*TO DO:* Quote every line below exactly and skip any picture.
(begin)
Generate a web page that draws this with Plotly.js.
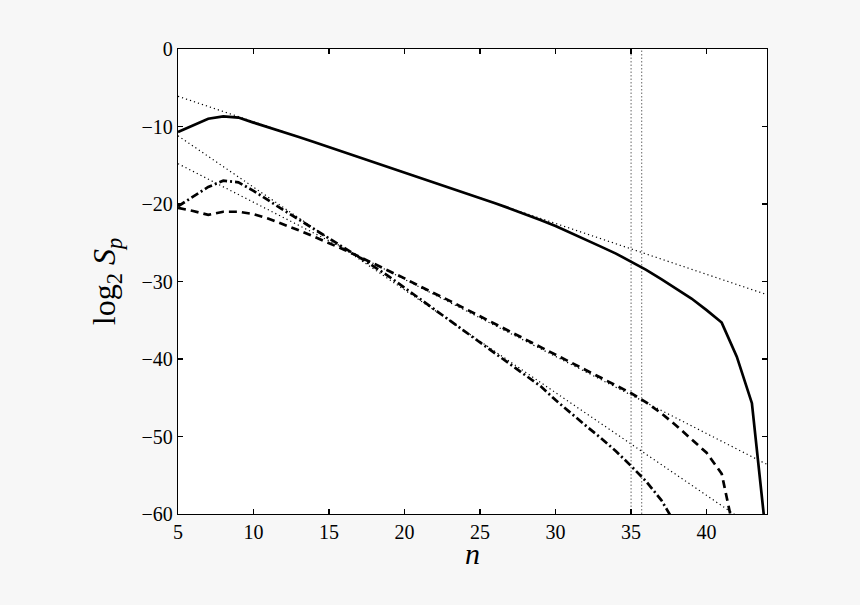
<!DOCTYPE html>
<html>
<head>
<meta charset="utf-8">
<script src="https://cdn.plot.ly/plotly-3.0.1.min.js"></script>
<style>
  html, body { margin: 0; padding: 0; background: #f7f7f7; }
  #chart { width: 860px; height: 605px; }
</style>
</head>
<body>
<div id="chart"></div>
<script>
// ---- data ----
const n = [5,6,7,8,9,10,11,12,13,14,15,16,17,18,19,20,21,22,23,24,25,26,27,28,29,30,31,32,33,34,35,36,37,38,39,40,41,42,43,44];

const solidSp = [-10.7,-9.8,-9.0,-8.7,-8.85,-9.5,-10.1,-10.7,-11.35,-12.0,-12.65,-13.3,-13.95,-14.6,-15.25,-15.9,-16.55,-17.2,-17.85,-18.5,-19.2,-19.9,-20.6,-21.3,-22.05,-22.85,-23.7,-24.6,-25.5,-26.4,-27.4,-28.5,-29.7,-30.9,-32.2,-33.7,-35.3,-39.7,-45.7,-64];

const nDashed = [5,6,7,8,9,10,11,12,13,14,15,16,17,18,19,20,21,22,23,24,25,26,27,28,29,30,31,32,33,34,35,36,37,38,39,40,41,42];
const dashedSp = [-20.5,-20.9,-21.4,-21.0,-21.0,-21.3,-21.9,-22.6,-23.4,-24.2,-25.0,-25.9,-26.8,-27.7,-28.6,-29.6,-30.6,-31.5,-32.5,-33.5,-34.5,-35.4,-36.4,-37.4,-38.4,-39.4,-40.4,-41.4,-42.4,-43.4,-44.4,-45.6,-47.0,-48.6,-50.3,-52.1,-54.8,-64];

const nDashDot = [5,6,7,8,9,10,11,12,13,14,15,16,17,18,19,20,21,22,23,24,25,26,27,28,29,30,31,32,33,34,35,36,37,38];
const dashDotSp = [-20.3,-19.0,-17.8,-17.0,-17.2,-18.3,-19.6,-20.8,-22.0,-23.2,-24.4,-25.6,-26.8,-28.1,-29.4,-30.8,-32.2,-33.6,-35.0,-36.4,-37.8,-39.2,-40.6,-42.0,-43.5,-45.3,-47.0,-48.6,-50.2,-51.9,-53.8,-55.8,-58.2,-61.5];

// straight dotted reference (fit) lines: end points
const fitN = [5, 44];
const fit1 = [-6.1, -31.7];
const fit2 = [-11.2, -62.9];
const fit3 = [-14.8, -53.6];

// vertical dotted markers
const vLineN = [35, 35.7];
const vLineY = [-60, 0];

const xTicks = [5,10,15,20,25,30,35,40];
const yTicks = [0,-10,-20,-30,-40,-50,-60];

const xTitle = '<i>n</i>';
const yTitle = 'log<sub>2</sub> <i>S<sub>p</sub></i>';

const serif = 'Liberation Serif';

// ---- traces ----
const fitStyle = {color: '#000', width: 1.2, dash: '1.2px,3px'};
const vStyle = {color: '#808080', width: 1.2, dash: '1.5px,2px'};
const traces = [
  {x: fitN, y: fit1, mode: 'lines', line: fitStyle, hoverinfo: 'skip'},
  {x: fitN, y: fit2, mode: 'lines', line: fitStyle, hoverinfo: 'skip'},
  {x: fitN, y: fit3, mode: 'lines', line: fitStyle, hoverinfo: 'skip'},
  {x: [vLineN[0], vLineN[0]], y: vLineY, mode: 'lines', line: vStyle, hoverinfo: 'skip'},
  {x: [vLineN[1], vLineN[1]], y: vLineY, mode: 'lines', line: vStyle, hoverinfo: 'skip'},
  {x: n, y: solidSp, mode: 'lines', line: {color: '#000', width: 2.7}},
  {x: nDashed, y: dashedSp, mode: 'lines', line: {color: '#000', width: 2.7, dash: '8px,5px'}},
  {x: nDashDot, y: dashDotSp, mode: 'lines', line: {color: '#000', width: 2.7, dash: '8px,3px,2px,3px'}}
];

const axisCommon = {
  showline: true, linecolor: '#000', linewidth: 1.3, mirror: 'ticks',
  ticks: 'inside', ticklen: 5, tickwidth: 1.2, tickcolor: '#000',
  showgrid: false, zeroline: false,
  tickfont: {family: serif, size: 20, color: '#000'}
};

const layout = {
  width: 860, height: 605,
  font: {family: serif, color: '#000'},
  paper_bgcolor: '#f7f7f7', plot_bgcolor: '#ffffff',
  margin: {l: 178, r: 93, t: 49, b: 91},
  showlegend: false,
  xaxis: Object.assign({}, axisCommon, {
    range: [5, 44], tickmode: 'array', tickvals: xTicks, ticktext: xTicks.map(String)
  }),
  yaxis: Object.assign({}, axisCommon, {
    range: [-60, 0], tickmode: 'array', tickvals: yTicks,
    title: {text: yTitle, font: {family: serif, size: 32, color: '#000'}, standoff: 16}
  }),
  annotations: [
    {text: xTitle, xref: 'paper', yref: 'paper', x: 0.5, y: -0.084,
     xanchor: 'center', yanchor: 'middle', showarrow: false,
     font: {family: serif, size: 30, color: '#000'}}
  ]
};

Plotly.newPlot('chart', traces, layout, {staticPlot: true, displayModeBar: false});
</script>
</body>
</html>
(end)
*TASK ANSWER:*
Generate a web page that draws this with Plotly.js.
<!DOCTYPE html>
<html>
<head>
<meta charset="utf-8">
<script src="https://cdn.plot.ly/plotly-3.0.1.min.js"></script>
<style>
  html, body { margin: 0; padding: 0; background: #f7f7f7; }
  #chart { width: 860px; height: 605px; }
</style>
</head>
<body>
<div id="chart"></div>
<script>
// ---- data ----
const n = [5,6,7,8,9,10,11,12,13,14,15,16,17,18,19,20,21,22,23,24,25,26,27,28,29,30,31,32,33,34,35,36,37,38,39,40,41,42,43,44];

const solidSp = [-10.7,-9.8,-9.0,-8.7,-8.85,-9.5,-10.1,-10.7,-11.35,-12.0,-12.65,-13.3,-13.95,-14.6,-15.25,-15.9,-16.55,-17.2,-17.85,-18.5,-19.2,-19.9,-20.6,-21.3,-22.05,-22.85,-23.7,-24.6,-25.5,-26.4,-27.4,-28.5,-29.7,-30.9,-32.2,-33.7,-35.3,-39.7,-45.7,-64];

const nDashed = [5,6,7,8,9,10,11,12,13,14,15,16,17,18,19,20,21,22,23,24,25,26,27,28,29,30,31,32,33,34,35,36,37,38,39,40,41,42];
const dashedSp = [-20.5,-20.9,-21.4,-21.0,-21.0,-21.3,-21.9,-22.6,-23.4,-24.2,-25.0,-25.9,-26.8,-27.7,-28.6,-29.6,-30.6,-31.5,-32.5,-33.5,-34.5,-35.4,-36.4,-37.4,-38.4,-39.4,-40.4,-41.4,-42.4,-43.4,-44.4,-45.6,-47.0,-48.6,-50.3,-52.1,-54.8,-64];

const nDashDot = [5,6,7,8,9,10,11,12,13,14,15,16,17,18,19,20,21,22,23,24,25,26,27,28,29,30,31,32,33,34,35,36,37,38];
const dashDotSp = [-20.3,-19.0,-17.8,-17.0,-17.2,-18.3,-19.6,-20.8,-22.0,-23.2,-24.4,-25.6,-26.8,-28.1,-29.4,-30.8,-32.2,-33.6,-35.0,-36.4,-37.8,-39.2,-40.6,-42.0,-43.5,-45.3,-47.0,-48.6,-50.2,-51.9,-53.8,-55.8,-58.2,-61.5];

// straight dotted reference (fit) lines: end points
const fitN = [5, 44];
const fit1 = [-6.1, -31.7];
const fit2 = [-11.2, -62.9];
const fit3 = [-14.8, -53.6];

// vertical dotted markers
const vLineN = [35, 35.7];
const vLineY = [-60, 0];

const xTicks = [5,10,15,20,25,30,35,40];
const yTicks = [0,-10,-20,-30,-40,-50,-60];

const xTitle = '<i>n</i>';
const yTitle = 'log<sub>2</sub> <i>S<sub>p</sub></i>';

const serif = 'Liberation Serif';

// ---- traces ----
const fitStyle = {color: '#000', width: 1.2, dash: '1.2px,3px'};
const vStyle = {color: '#808080', width: 1.2, dash: '1.5px,2px'};
const traces = [
  {x: fitN, y: fit1, mode: 'lines', line: fitStyle, hoverinfo: 'skip'},
  {x: fitN, y: fit2, mode: 'lines', line: fitStyle, hoverinfo: 'skip'},
  {x: fitN, y: fit3, mode: 'lines', line: fitStyle, hoverinfo: 'skip'},
  {x: [vLineN[0], vLineN[0]], y: vLineY, mode: 'lines', line: vStyle, hoverinfo: 'skip'},
  {x: [vLineN[1], vLineN[1]], y: vLineY, mode: 'lines', line: vStyle, hoverinfo: 'skip'},
  {x: n, y: solidSp, mode: 'lines', line: {color: '#000', width: 2.7}},
  {x: nDashed, y: dashedSp, mode: 'lines', line: {color: '#000', width: 2.7, dash: '8px,5px'}},
  {x: nDashDot, y: dashDotSp, mode: 'lines', line: {color: '#000', width: 2.7, dash: '8px,3px,2px,3px'}}
];

const axisCommon = {
  showline: true, linecolor: '#000', linewidth: 1.3, mirror: 'ticks',
  ticks: 'inside', ticklen: 5, tickwidth: 1.2, tickcolor: '#000',
  showgrid: false, zeroline: false,
  tickfont: {family: serif, size: 20, color: '#000'}
};

const layout = {
  width: 860, height: 605,
  font: {family: serif, color: '#000'},
  paper_bgcolor: '#f7f7f7', plot_bgcolor: '#ffffff',
  margin: {l: 178, r: 93, t: 49, b: 91},
  showlegend: false,
  xaxis: Object.assign({}, axisCommon, {
    range: [5, 44], tickmode: 'array', tickvals: xTicks, ticktext: xTicks.map(String)
  }),
  yaxis: Object.assign({}, axisCommon, {
    range: [-60, 0], tickmode: 'array', tickvals: yTicks,
    title: {text: yTitle, font: {family: serif, size: 32, color: '#000'}, standoff: 16}
  }),
  annotations: [
    {text: xTitle, xref: 'paper', yref: 'paper', x: 0.5, y: -0.084,
     xanchor: 'center', yanchor: 'middle', showarrow: false,
     font: {family: serif, size: 30, color: '#000'}}
  ]
};

Plotly.newPlot('chart', traces, layout, {staticPlot: true, displayModeBar: false});
</script>
</body>
</html>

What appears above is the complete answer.